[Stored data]
-------------------------

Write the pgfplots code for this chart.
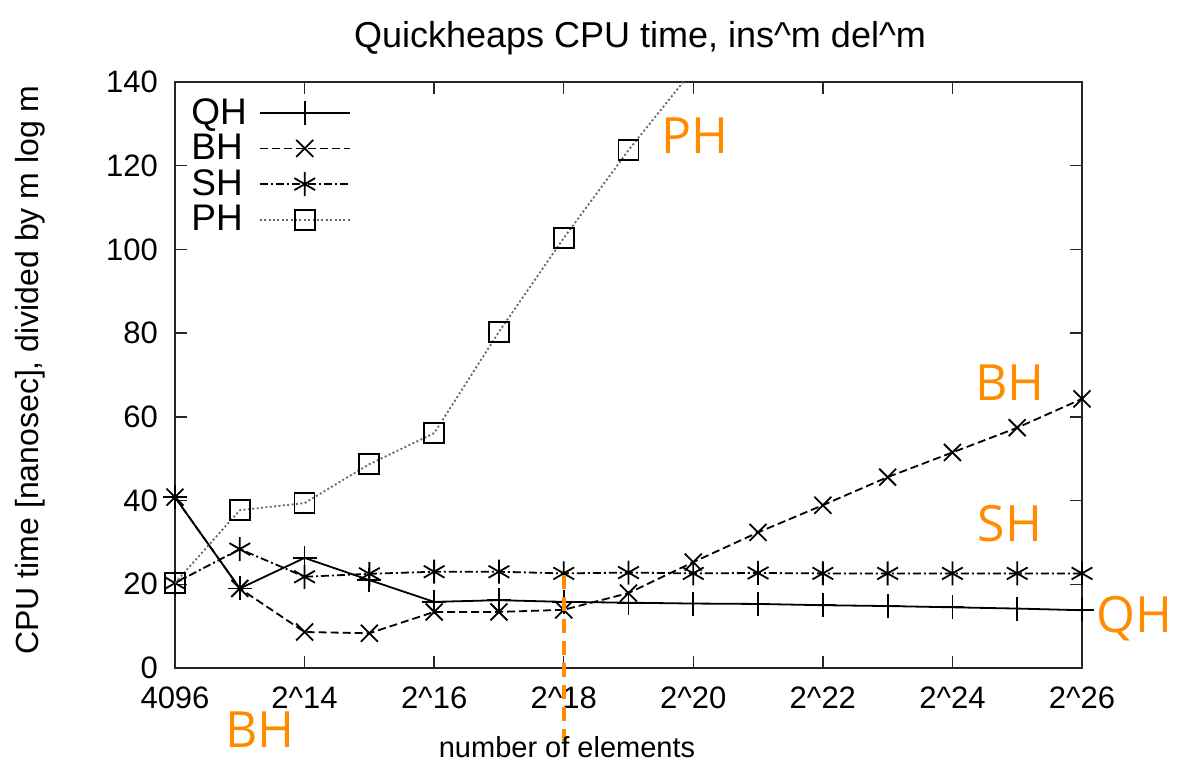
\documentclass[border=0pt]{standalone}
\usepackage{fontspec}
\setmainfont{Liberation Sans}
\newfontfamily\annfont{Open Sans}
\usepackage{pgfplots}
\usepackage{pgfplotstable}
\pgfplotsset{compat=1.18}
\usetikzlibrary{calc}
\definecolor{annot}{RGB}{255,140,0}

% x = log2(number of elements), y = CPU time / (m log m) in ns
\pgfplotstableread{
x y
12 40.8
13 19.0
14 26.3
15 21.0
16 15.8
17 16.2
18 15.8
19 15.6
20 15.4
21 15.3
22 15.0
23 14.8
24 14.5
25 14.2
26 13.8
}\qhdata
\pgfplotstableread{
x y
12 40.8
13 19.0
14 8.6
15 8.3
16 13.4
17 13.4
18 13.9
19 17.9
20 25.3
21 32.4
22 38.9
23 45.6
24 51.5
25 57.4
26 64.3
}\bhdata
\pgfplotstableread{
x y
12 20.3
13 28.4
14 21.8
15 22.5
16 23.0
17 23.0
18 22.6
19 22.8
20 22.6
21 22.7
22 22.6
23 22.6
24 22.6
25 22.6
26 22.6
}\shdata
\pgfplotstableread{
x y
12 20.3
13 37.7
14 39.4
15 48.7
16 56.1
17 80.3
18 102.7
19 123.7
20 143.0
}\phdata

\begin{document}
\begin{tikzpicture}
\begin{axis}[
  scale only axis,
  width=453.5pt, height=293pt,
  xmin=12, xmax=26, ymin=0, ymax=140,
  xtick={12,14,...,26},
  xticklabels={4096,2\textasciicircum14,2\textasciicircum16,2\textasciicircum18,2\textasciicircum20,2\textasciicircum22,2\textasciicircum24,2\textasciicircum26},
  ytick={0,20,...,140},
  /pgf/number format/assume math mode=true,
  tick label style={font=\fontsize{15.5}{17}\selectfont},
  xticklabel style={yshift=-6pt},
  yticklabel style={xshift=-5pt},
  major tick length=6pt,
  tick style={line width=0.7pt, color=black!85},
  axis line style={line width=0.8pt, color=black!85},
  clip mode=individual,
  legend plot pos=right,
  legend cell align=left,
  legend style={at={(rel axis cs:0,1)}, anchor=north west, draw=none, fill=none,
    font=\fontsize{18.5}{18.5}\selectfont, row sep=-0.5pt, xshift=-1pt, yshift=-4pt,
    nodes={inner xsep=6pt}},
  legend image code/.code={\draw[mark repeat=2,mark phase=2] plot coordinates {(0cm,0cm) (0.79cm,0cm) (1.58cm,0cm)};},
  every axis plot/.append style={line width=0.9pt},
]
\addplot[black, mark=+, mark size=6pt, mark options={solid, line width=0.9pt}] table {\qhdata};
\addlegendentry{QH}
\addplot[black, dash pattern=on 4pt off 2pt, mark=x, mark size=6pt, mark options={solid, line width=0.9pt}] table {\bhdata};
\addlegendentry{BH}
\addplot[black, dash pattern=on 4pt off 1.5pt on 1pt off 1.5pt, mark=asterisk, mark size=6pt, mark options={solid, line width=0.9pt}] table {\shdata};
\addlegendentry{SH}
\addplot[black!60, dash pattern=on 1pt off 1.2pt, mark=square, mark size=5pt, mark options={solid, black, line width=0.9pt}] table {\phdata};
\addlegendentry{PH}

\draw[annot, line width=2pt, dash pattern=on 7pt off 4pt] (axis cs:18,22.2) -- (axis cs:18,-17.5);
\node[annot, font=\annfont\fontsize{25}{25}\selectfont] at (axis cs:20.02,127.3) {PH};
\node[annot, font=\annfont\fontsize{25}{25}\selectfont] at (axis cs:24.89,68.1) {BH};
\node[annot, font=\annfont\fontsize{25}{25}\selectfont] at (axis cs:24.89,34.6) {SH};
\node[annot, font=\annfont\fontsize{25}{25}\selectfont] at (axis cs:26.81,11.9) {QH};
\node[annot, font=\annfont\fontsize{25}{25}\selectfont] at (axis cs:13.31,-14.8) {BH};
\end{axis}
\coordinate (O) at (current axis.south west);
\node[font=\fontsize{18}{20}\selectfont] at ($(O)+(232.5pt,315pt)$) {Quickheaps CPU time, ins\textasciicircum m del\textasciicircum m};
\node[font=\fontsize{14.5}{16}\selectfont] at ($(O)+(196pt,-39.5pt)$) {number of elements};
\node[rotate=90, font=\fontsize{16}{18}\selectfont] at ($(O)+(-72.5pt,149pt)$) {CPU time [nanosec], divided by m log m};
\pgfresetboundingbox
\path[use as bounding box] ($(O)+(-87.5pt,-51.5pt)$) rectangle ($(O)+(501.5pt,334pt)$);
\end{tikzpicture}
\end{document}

-------------------------

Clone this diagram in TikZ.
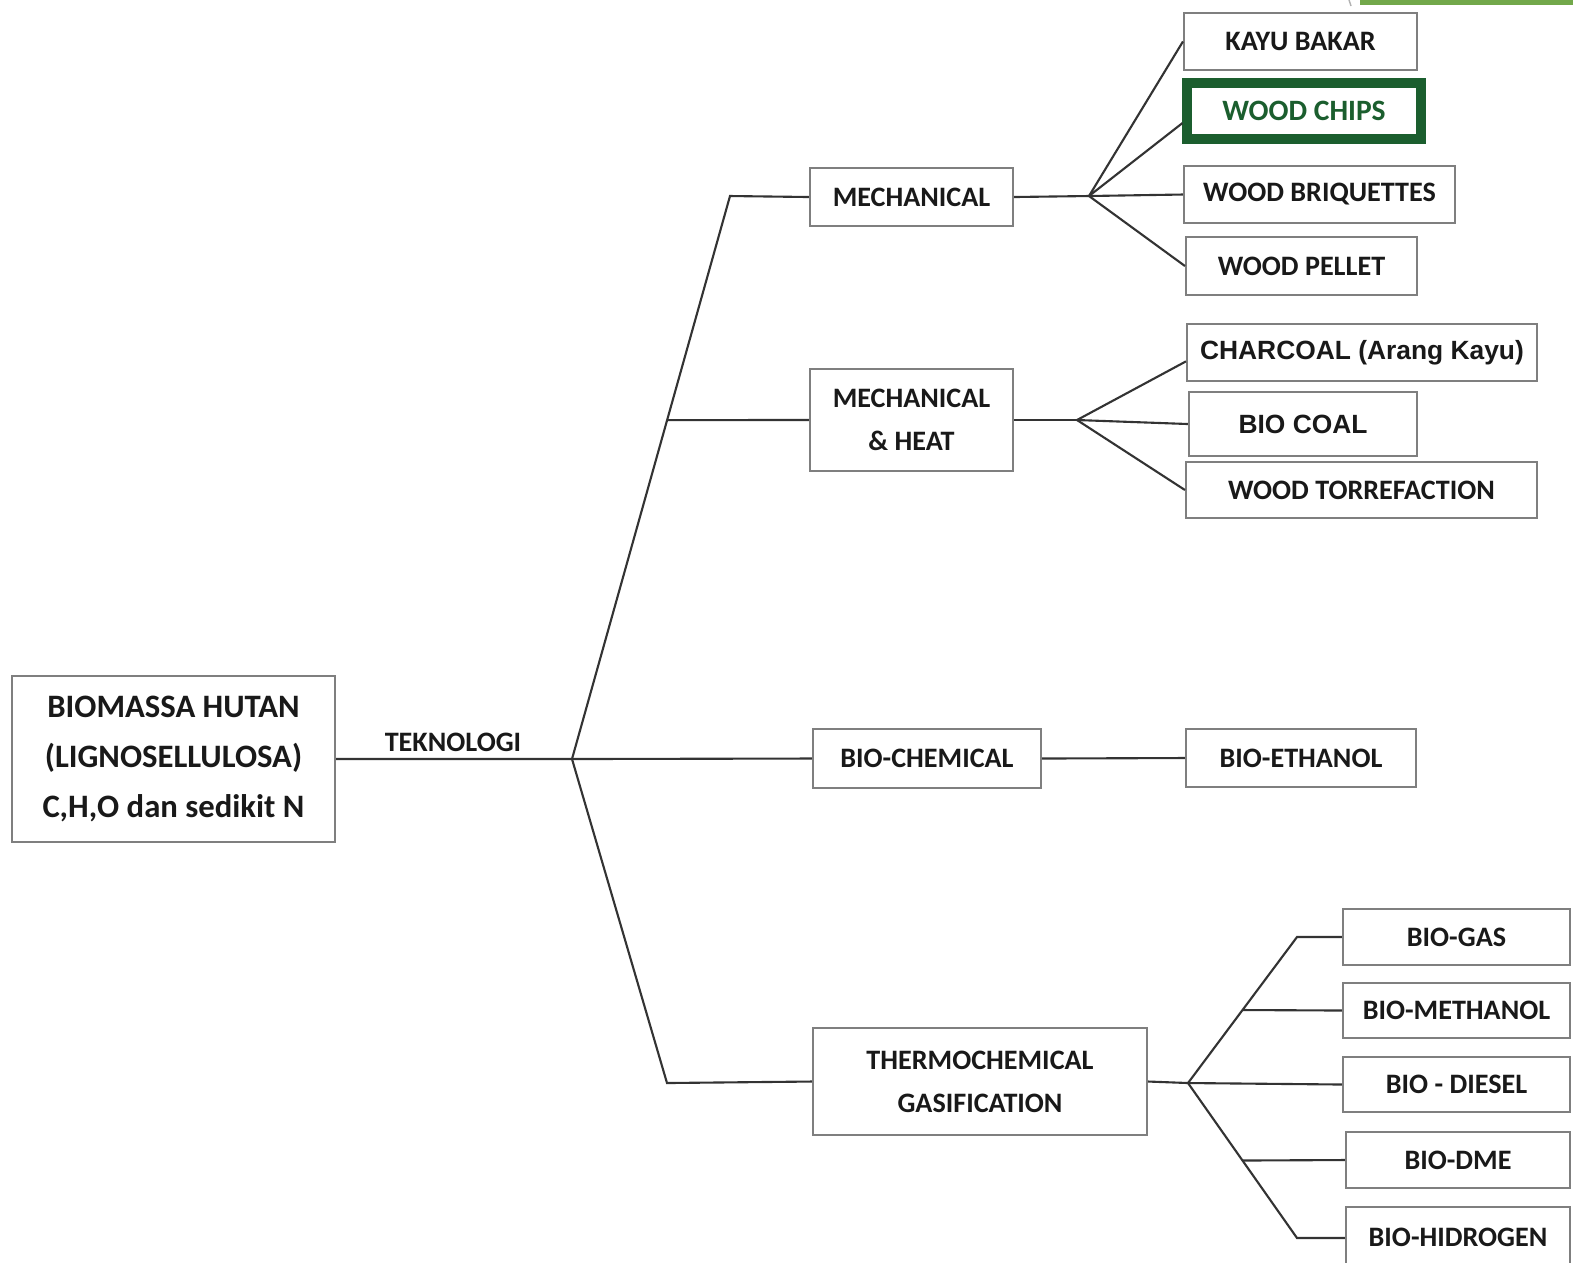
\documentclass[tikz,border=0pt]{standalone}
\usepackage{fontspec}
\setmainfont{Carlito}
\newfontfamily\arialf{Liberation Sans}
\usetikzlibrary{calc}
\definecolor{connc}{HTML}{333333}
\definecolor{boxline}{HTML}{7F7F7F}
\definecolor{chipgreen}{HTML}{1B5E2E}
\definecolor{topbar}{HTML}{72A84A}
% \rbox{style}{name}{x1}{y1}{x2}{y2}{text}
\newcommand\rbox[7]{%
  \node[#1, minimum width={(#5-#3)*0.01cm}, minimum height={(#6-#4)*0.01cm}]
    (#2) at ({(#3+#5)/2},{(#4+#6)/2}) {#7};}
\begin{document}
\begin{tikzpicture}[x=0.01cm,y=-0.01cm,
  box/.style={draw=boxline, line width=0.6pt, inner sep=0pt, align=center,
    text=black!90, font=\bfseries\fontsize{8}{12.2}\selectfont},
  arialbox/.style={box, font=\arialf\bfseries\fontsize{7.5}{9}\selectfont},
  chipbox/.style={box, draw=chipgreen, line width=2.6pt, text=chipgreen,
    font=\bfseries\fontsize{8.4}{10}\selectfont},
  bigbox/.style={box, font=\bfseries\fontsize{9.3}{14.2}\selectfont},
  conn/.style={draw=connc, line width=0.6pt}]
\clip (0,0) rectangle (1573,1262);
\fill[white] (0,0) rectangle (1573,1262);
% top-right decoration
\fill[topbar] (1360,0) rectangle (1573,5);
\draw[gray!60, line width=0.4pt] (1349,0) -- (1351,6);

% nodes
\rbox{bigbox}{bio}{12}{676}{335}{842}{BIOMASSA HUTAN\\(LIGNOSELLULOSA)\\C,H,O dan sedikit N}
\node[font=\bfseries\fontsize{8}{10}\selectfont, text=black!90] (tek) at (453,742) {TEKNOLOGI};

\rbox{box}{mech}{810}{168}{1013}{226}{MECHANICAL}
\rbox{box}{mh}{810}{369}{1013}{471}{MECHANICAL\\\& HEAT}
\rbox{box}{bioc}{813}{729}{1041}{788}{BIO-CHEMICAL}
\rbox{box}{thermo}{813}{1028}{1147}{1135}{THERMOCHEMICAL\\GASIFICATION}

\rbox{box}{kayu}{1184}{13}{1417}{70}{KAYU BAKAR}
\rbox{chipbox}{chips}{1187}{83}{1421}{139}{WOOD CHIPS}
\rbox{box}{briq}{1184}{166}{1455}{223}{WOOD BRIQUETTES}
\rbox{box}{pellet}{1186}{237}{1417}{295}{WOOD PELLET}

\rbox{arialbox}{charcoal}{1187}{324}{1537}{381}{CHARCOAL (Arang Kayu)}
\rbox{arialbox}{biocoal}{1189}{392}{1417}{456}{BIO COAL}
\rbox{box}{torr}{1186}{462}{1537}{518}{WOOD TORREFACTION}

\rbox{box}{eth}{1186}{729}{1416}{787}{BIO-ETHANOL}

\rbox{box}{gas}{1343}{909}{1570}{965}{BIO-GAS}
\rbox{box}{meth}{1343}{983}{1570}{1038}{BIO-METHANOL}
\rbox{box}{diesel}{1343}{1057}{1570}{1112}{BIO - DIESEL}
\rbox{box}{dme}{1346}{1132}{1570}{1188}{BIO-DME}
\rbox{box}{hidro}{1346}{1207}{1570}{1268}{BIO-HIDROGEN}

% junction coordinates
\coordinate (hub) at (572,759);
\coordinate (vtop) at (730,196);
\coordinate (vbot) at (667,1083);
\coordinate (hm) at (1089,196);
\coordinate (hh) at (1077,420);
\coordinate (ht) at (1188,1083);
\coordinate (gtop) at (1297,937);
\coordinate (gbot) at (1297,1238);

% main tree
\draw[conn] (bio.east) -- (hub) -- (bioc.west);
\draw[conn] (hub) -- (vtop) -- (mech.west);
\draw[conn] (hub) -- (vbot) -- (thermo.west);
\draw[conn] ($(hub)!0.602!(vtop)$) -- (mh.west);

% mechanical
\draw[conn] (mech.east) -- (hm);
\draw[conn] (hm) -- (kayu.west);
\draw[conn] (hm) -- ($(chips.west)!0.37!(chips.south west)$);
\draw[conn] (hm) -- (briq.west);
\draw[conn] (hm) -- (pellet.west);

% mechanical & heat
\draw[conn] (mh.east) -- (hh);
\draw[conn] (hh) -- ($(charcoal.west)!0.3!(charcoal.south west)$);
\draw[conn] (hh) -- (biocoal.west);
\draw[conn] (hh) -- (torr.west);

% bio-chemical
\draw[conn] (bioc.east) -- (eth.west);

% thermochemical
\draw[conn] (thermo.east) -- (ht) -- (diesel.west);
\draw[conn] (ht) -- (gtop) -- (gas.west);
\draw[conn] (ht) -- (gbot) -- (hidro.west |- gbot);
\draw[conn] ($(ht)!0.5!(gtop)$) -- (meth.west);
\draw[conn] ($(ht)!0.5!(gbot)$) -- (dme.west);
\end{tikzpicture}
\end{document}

-------------------------

Using the listing above, gather each line that holds the string "code" and copy it.

Write the pgfplots code for this chart.
  legend image code/.code={\draw[mark repeat=2,mark phase=2] plot coordinates {(0cm,0cm) (0.79cm,0cm) (1.58cm,0cm)};},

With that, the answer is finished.